These developments seek to address some of the fundamental challenges facing data centres about how to deal with the rapidly increasing amount of data as AI evolves. Sarcina’s work in photonic package design looks to enable higher data rate, higher bandwidth and lower power interconnects.
Traditional copper interconnects can no longer meet the performance, power and density demands of next generation data centre systems and are inadequate when the signal traveling distance is longer than a few meters, due to excessive insertion loss of a copper cable.
Consequently, system architects are increasingly moving towards optical integration at the package level because it can deliver higher bandwidths, lower latency, greater energy-efficiency, space-saving and longer transmission distances.
According to Larry Zu, CEO at Sarcina Technology, the company’s approach to Co-Packaged Optics removes the long copper trace between the switch and the optical module, replacing it with short, high-integrity connections between ASIC and optics.
“This is made possible because of our unique package design skills, creating novel layout architectures and integration schemes that directly integrate switch ASICs to photonic ICs inside a package. As the recent rise in AI applications puts more and more pressure on data centre systems, the need for this expertise has never been greater.”
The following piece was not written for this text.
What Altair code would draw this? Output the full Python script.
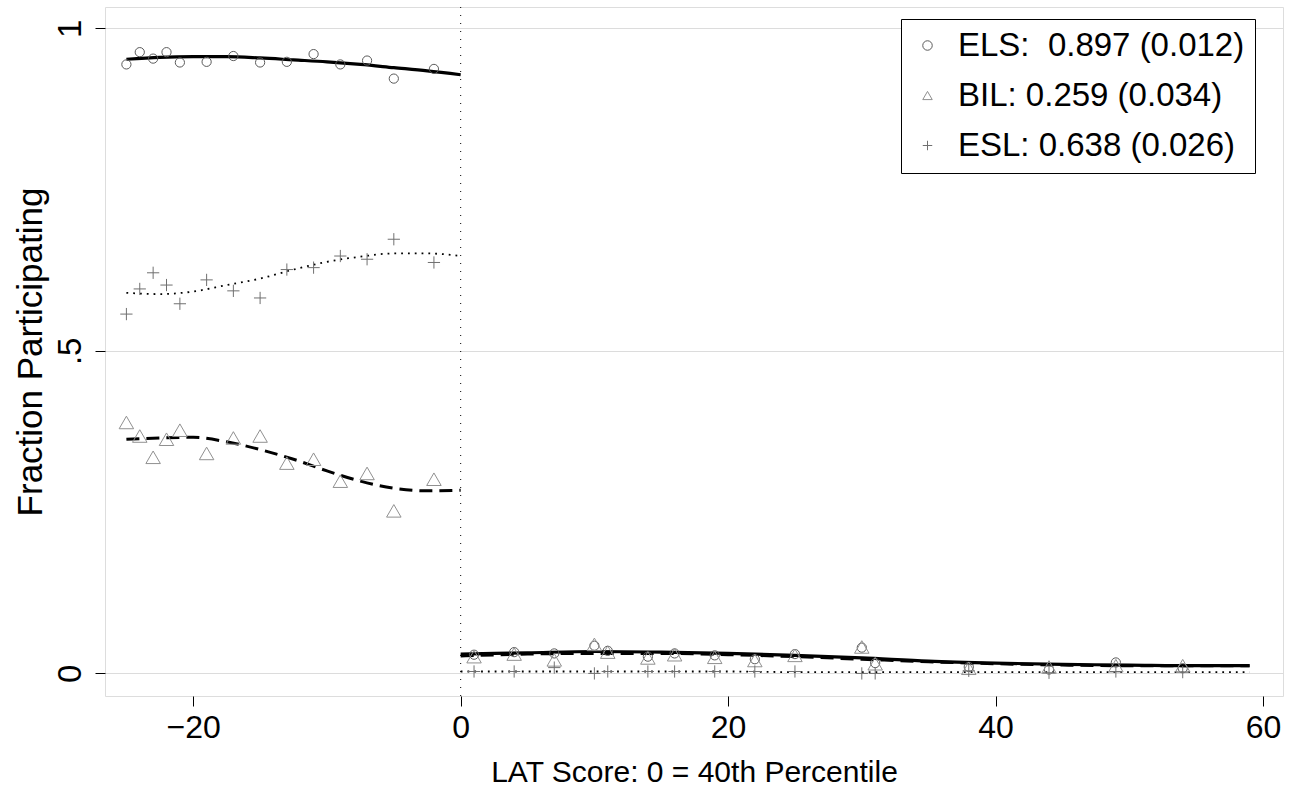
import altair as alt
import pandas as pd

# ---- data ----
left_x = [-25, -24, -23, -22, -21, -19, -17, -15, -13, -11, -9, -7, -5, -2]
right_x = [1, 4, 7, 10, 11, 14, 16, 19, 22, 25, 30, 31, 38, 44, 49, 54]

els_left = [0.944, 0.963, 0.953, 0.963, 0.947, 0.948, 0.957, 0.947, 0.948, 0.960, 0.944, 0.950, 0.922, 0.937]
bil_left = [0.389, 0.368, 0.335, 0.363, 0.377, 0.341, 0.365, 0.368, 0.326, 0.332, 0.298, 0.310, 0.252, 0.301]
esl_left = [0.557, 0.596, 0.621, 0.602, 0.573, 0.610, 0.593, 0.582, 0.626, 0.629, 0.647, 0.642, 0.673, 0.637]

els_right = [0.029, 0.033, 0.031, 0.043, 0.035, 0.026, 0.031, 0.028, 0.022, 0.030, 0.040, 0.016, 0.010, 0.006, 0.017, 0.008]
bil_right = [0.026, 0.030, 0.021, 0.045, 0.033, 0.024, 0.029, 0.025, 0.020, 0.028, 0.041, 0.015, 0.008, 0.010, 0.012, 0.012]
esl_right = [0.003, 0.003, 0.009, 0.000, 0.003, 0.003, 0.003, 0.003, 0.003, 0.003, 0.000, 0.000, 0.004, 0.001, 0.003, 0.002]

fit_left_x = [-25, -22.5, -20, -17.5, -15, -12.5, -10, -7.5, -5, -2.5, 0]
els_fit_left = [0.952, 0.955, 0.956, 0.956, 0.954, 0.951, 0.948, 0.944, 0.939, 0.934, 0.928]
bil_fit_left = [0.363, 0.365, 0.366, 0.359, 0.347, 0.332, 0.314, 0.298, 0.287, 0.283, 0.284]
esl_fit_left = [0.590, 0.588, 0.592, 0.602, 0.612, 0.626, 0.638, 0.646, 0.651, 0.651, 0.647]

fit_right_x = [0, 5, 10, 15, 20, 25, 30, 35, 40, 45, 50, 55, 59]
els_fit_right = [0.030, 0.032, 0.034, 0.033, 0.031, 0.028, 0.024, 0.019, 0.016, 0.014, 0.013, 0.012, 0.012]
bil_fit_right = [0.027, 0.030, 0.031, 0.031, 0.029, 0.026, 0.022, 0.018, 0.015, 0.013, 0.012, 0.012, 0.012]
esl_fit_right = [0.003, 0.003, 0.003, 0.003, 0.003, 0.002, 0.002, 0.002, 0.002, 0.002, 0.002, 0.002, 0.002]

labels = ["ELS:\u00a0 0.897 (0.012)\u00a0\u00a0", "BIL: 0.259 (0.034)\u00a0\u00a0", "ESL: 0.638 (0.026)\u00a0\u00a0"]
series = ["ELS", "BIL", "ESL"]
shapes = ["circle", "triangle-up", "M-1,0H1M0,-1V1"]
marker_colors = ["#5a5a5a", "#909090", "#707070"]
marker_sizes = [85, 210, 150]

# ---- tables ----
pts = []
for s, lab, yl, yr in zip(series, labels, [els_left, bil_left, esl_left], [els_right, bil_right, esl_right]):
    for x, y in zip(left_x, yl):
        pts.append({"x": x, "y": y, "series": s, "label": lab})
    for x, y in zip(right_x, yr):
        pts.append({"x": x, "y": y, "series": s, "label": lab})
pts = pd.DataFrame(pts)

fits = []
for s, yl, yr in zip(series, [els_fit_left, bil_fit_left, esl_fit_left], [els_fit_right, bil_fit_right, esl_fit_right]):
    for x, y in zip(fit_left_x, yl):
        fits.append({"x": x, "y": y, "series": s, "seg": "L"})
    for x, y in zip(fit_right_x, yr):
        fits.append({"x": x, "y": y, "series": s, "seg": "R"})
fits = pd.DataFrame(fits)

FONT = "Liberation Sans"
xs = alt.Scale(domain=[-26.6, 61.5], nice=False, zero=False)
ys = alt.Scale(domain=[-0.035, 1.033], nice=False, zero=False)

xax = alt.Axis(values=[-20, 0, 20, 40, 60], title="LAT Score: 0 = 40th Percentile",
               grid=False, domain=False, tickColor="black", tickSize=10, tickWidth=1,
               labelFontSize=32, labelFont=FONT, labelColor="black", labelPadding=6,
               titleFontSize=30, titleFont=FONT, titleFontWeight="normal", titleColor="black",
               titleY=76, titleBaseline="middle")
yax = alt.Axis(values=[0, 0.5, 1], title="Fraction Participating",
               labelExpr="datum.value == 0.5 ? '.5' : (datum.value == 1 ? '1' : '0')",
               grid=True, gridColor="#dcdcdc", gridWidth=1, domain=False,
               tickColor="black", tickSize=10, tickWidth=1,
               labelFontSize=33, labelFont=FONT, labelColor="black", labelAngle=-90,
               labelAlign="center", labelBaseline="bottom", labelPadding=8,
               titleFontSize=35, titleFont=FONT, titleFontWeight="normal", titleColor="black",
               titleX=-75, titleBaseline="middle")

legend = alt.Legend(
    title=None, orient="none", legendX=796, legendY=12,
    strokeColor="black", fillColor="white", padding=10,
    labelFont=FONT, labelFontSize=33, labelColor="black", labelOffset=14,
    symbolSize=90, symbolStrokeWidth=1, rowPadding=16, labelLimit=500,
    cornerRadius=0,
)

shape_scale = alt.Scale(domain=labels, range=shapes)
color_scale = alt.Scale(domain=labels, range=marker_colors)

layers = []
vline = alt.Chart(pd.DataFrame({"x": [0]})).mark_rule(color="black", strokeWidth=1, strokeDash=[1, 7]).encode(
    x=alt.X("x:Q", scale=xs, axis=xax))
layers.append(vline)

def fit_layer(s, width, dash=None):
    kw = dict(color="black", strokeWidth=width, interpolate="monotone")
    if dash is not None:
        kw["strokeDash"] = dash
    return alt.Chart(fits[fits.series == s]).mark_line(**kw).encode(
        x=alt.X("x:Q", scale=xs, axis=xax), y=alt.Y("y:Q", scale=ys, axis=yax), detail="seg:N")

layers.append(fit_layer("ELS", 3.2))
layers.append(fit_layer("BIL", 3.0, [13, 7]))
layers.append(fit_layer("ESL", 1.8, [1.8, 5]))

for s, sz in zip(series, marker_sizes):
    layers.append(
        alt.Chart(pts[pts.series == s]).mark_point(filled=False, strokeWidth=1, opacity=1, size=sz).encode(
            x=alt.X("x:Q", scale=xs, axis=xax),
            y=alt.Y("y:Q", scale=ys, axis=yax),
            shape=alt.Shape("label:N", scale=shape_scale, legend=legend),
            color=alt.Color("label:N", scale=color_scale, legend=legend),
        )
    )

chart = alt.layer(*layers).properties(
    width=1178, height=689,
    autosize=alt.AutoSizeParams(type="none"),
    padding={"left": 105, "top": 7, "right": 13, "bottom": 98},
).configure_view(
    stroke="black", strokeWidth=1.5
).configure(background="white")

chart.save("out.html", embed_options={"renderer": "svg", "actions": False})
Sarcina’s design approach is rooted in four key disciplines: electrical performance, optical alignment, thermal control and mechanical robustness and it packaging solutions are carefully architected to achieve high signal integrity under high data rate of transmission, power integrity simulation; thermal management and mechanical reliability; compact optical integration and long-term system durability.
The company’s design portfolio includes full-package architecture for integrating photonic and electronic components in a single module. These include:
Silicon Photonics Co-Design: Seamless integration of PICs and ASICs with optimized placement, signal routing and thermal dissipation.
Opto-Electronic Interface Engineering: Coordinated electrical and optical layout ensuring clean transitions and minimal loss, verified through high-speed signal integrity simulation across package layers and interfaces.
Multi-Chip Module (MCM) Layout: Architecting packages that bring together ASICs, modulators, drivers, TIAs and passives in the form of bare dice or chiplet, packaged ASICs from various package types and in unified 2.5D or 3D layouts.
Precision Optical Coupling: Developing alignment strategies and mechanical structures that support micron-accuracy fibre and lens placement within package constraints.
“Sarcina's expertise in both high-speed electrical packaging and Co-Packaged Optics with Silicon Photonics chiplets is particularly valuable as the industry shifts toward co-packaged solutions to improve data transmission efficiency and reduce power consumption,” explained Zu. “By seamlessly integrating multiple ASIC dice with optical components, Sarcina addresses challenges facing data centres that traditional semiconductor or optical companies might struggle with. It will be exciting to see how this kind of cross-disciplinary capability can shape next-generation connectivity and computing solutions.”